Dmitry Chernyshenko, the Russian Deputy Prime Minister, known in the international sports movement for having chaired the organising committee of the Sochi 2014 Winter Games, spoke on behalf of the Kremlin. He spoke about the Paris 2024 Games. “We are preparing for the participation of our Olympic team in the next Summer Olympics,” explained Dmitry Chernyshenko. We will see what happens.

A notch below, but also very high up, is the Russian Minister of Sport, Oleg Matytsin. Present in Vladivostok, he was a little more concrete than his government colleague. Repeating a speech already made in recent weeks, the former table tennis player explained that Russia would soon be organising international sporting competitions where its athletes could express themselves.

“We keep extending invitations to our colleagues from the BRICS and the SCO to come and participate in competitions or bilateral meetings,” Oleg Matytsin said at the Eastern Economic Forum. “We will have to use all formats of participation for our athletes in accordance with the principles of Olympism. We are not isolating ourselves. Our president’s position is that we are a self-sufficient sporting power with considerable resources.”

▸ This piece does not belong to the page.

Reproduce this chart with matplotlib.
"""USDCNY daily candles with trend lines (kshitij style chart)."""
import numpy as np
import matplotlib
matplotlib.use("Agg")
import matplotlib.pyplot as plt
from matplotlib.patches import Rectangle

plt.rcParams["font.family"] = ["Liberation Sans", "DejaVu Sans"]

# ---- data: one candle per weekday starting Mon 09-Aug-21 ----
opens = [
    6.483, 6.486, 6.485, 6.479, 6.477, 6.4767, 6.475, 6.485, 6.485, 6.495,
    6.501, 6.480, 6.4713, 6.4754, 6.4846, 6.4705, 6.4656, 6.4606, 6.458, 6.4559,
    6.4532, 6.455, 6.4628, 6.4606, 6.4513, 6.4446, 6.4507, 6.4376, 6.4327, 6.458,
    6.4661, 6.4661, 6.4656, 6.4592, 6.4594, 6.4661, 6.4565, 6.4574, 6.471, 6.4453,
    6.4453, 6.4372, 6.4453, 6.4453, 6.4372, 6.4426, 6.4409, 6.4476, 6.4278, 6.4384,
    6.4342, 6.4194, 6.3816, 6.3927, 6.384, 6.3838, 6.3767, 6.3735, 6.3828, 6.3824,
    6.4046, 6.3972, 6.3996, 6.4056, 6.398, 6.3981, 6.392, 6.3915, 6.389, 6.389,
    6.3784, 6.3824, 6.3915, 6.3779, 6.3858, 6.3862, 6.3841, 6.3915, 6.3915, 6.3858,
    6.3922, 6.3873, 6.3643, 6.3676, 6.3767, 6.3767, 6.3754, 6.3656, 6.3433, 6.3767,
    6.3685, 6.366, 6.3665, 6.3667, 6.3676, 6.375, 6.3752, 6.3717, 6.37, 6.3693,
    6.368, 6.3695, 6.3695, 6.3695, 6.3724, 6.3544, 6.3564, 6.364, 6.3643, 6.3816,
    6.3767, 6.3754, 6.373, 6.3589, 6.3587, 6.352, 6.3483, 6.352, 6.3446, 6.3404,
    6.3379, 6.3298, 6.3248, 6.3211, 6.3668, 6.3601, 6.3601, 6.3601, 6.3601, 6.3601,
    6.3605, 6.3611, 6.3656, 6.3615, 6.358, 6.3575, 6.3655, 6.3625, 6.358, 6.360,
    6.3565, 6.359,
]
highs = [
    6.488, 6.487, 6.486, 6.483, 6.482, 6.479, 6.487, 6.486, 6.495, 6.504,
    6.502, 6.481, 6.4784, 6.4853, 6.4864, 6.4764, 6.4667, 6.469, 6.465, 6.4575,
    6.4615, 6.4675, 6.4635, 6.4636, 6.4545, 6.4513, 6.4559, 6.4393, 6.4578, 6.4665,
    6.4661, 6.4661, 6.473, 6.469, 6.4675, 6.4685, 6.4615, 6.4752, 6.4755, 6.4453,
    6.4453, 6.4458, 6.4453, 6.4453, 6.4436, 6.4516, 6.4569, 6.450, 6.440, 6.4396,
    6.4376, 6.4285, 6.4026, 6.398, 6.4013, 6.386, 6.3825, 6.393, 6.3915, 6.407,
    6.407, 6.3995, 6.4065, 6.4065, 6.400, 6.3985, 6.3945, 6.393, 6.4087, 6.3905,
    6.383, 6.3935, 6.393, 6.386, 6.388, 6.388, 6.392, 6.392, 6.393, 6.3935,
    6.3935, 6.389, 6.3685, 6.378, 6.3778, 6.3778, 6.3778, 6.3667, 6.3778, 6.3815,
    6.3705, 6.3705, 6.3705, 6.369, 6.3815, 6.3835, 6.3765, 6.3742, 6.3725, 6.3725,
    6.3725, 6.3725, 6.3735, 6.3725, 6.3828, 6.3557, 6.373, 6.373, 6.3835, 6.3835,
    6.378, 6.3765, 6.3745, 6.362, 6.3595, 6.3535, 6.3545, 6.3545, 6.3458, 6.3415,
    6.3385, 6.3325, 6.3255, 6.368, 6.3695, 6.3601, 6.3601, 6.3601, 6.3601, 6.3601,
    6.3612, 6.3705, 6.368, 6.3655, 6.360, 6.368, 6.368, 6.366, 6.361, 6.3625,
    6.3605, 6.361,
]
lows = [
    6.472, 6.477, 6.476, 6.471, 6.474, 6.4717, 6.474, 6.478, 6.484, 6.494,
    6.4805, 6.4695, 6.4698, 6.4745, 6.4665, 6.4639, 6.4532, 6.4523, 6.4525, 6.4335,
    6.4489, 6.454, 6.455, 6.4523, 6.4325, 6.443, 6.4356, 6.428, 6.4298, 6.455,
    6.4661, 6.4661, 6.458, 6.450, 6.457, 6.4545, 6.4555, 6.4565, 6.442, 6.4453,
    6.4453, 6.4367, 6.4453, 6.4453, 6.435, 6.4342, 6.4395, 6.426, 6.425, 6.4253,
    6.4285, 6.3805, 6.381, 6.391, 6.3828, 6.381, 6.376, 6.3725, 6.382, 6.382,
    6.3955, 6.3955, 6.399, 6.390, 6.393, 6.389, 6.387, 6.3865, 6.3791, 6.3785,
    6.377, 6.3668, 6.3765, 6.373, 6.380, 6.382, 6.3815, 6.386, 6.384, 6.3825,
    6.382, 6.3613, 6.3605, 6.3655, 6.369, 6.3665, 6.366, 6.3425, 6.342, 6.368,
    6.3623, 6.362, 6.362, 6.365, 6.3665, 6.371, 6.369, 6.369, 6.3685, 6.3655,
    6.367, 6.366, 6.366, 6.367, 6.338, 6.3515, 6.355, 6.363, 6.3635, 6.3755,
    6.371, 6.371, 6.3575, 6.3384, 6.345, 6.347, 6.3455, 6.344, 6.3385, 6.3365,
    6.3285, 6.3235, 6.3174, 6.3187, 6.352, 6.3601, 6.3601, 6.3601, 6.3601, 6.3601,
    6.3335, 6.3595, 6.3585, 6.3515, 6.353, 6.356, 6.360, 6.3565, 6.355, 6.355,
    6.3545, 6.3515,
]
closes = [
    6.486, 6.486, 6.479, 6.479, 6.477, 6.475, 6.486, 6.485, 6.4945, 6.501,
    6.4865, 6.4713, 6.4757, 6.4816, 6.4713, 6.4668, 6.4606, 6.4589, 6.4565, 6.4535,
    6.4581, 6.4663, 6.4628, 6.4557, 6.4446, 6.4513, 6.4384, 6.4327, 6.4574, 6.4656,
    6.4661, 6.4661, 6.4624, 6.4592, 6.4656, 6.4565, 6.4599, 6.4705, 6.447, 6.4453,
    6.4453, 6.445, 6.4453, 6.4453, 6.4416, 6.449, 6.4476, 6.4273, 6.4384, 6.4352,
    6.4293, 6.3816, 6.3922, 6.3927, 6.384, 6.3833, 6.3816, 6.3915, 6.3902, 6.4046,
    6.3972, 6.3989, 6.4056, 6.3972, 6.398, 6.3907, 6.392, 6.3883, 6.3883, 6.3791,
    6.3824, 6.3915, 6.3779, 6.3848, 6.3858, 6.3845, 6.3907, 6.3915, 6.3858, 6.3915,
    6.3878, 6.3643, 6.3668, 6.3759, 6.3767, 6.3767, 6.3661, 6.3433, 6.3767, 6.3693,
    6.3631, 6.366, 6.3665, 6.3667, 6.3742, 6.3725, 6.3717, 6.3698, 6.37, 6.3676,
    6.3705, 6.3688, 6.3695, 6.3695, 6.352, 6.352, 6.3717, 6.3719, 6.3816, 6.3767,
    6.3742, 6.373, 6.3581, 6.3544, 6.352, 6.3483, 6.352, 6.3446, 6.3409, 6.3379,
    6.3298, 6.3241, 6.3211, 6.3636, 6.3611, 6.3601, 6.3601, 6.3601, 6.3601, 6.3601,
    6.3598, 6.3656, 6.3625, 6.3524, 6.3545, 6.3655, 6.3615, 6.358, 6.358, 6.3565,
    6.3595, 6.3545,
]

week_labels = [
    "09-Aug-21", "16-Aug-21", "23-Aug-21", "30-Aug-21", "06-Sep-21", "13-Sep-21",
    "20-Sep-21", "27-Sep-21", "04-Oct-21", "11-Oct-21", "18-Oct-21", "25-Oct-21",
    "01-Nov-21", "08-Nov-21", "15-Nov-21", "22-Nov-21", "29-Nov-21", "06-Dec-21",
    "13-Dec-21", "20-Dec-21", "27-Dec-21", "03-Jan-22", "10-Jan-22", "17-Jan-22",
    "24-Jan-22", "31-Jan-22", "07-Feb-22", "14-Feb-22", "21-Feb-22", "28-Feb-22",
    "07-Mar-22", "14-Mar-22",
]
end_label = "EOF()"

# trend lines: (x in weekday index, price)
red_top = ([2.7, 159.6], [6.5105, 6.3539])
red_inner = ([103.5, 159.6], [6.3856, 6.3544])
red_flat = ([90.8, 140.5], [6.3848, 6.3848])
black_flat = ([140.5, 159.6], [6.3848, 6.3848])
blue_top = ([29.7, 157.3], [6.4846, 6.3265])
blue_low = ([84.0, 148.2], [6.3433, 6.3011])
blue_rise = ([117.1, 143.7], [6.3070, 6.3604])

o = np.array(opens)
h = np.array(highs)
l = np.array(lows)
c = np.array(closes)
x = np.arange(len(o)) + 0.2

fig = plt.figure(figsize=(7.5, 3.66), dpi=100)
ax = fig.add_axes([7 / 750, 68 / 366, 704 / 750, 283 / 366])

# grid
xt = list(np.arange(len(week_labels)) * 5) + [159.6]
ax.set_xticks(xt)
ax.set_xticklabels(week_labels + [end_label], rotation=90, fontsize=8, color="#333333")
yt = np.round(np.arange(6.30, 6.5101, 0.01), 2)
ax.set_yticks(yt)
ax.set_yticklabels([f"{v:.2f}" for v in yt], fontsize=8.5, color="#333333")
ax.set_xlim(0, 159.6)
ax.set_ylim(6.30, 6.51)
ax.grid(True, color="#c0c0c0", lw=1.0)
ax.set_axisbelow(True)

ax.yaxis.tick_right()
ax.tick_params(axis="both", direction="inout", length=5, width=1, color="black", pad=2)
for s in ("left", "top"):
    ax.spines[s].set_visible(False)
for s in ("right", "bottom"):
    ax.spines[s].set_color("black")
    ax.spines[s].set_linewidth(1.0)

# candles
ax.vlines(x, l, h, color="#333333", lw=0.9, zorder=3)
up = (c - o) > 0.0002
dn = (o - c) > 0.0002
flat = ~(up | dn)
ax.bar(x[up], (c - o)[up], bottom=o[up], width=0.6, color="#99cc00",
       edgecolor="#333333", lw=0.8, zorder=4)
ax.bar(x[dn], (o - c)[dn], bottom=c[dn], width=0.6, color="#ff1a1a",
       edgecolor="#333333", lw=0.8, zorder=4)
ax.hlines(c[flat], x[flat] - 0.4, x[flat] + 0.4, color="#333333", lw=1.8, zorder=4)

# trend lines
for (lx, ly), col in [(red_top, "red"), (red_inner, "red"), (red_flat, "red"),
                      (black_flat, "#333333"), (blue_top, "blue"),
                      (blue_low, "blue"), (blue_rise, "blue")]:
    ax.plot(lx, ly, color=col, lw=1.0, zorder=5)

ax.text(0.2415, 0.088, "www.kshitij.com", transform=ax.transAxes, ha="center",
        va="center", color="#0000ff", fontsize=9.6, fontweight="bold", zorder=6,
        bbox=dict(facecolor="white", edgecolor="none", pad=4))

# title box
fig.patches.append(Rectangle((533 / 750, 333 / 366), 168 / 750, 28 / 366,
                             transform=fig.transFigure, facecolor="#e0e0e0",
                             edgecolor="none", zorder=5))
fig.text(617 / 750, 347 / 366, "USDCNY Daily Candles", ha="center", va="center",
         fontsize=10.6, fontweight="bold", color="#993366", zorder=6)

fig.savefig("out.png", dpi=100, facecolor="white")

The message is clear: excluded from the international sports movement at the request of the IOC, Russia is turning to its allies to organise its own competitions. In addition to Russia, the BRICS include Brazil, India, China and South Africa. The SCO (Shanghai Cooperation Organisation), on the other hand, includes China, Russia, Kazakhstan, Kyrgyzstan, Uzbekistan, Tajikistan, India, Pakistan and Iran.

Now it’s time for action. Oleg Matytsin told the media that this year, for the first time in 30 years, Russia has revived the Spartakiades tournaments, a mass sports gathering created during the Soviet Union. “We are going to organise them every four years,” the sports minister said.

Another decision: the Russian government will set up a system of bonuses for athletes and their coaches. These bonuses could be distributed in exchange for participation in future competitions that Russia wishes to organise with its allied countries.

In parallel, Russia is preparing to challenge the IOC’s recommendation to international federations to ban its athletes. Viacheslav Fetisov, the Russian ice hockey legend and two-time Olympic gold medallist (Sarajevo 1984 and Calgary 1988), told the TASS agency that the athletes would very officially ask Thomas Bach for explanations. They want to obtain a justification for this exclusion, “which is not provided for by the Olympic Charter”.

According to Viacheslav Fetisov, the current first deputy chairman of the Duma’s physical culture and sports commission, a group of Russian Olympic champions is working on the best way to address the IOC and its president. But the decision has been made.

“There is no provision in the Olympic Charter for athletes to be banned for political reasons,” he explained. “Otherwise, we would have to demand changes not only in the Charter, but also in the statutes of the international federations. But then the sports movement would no longer be able to claim to be one, because sport is meant to unite people and create an atmosphere of unity.”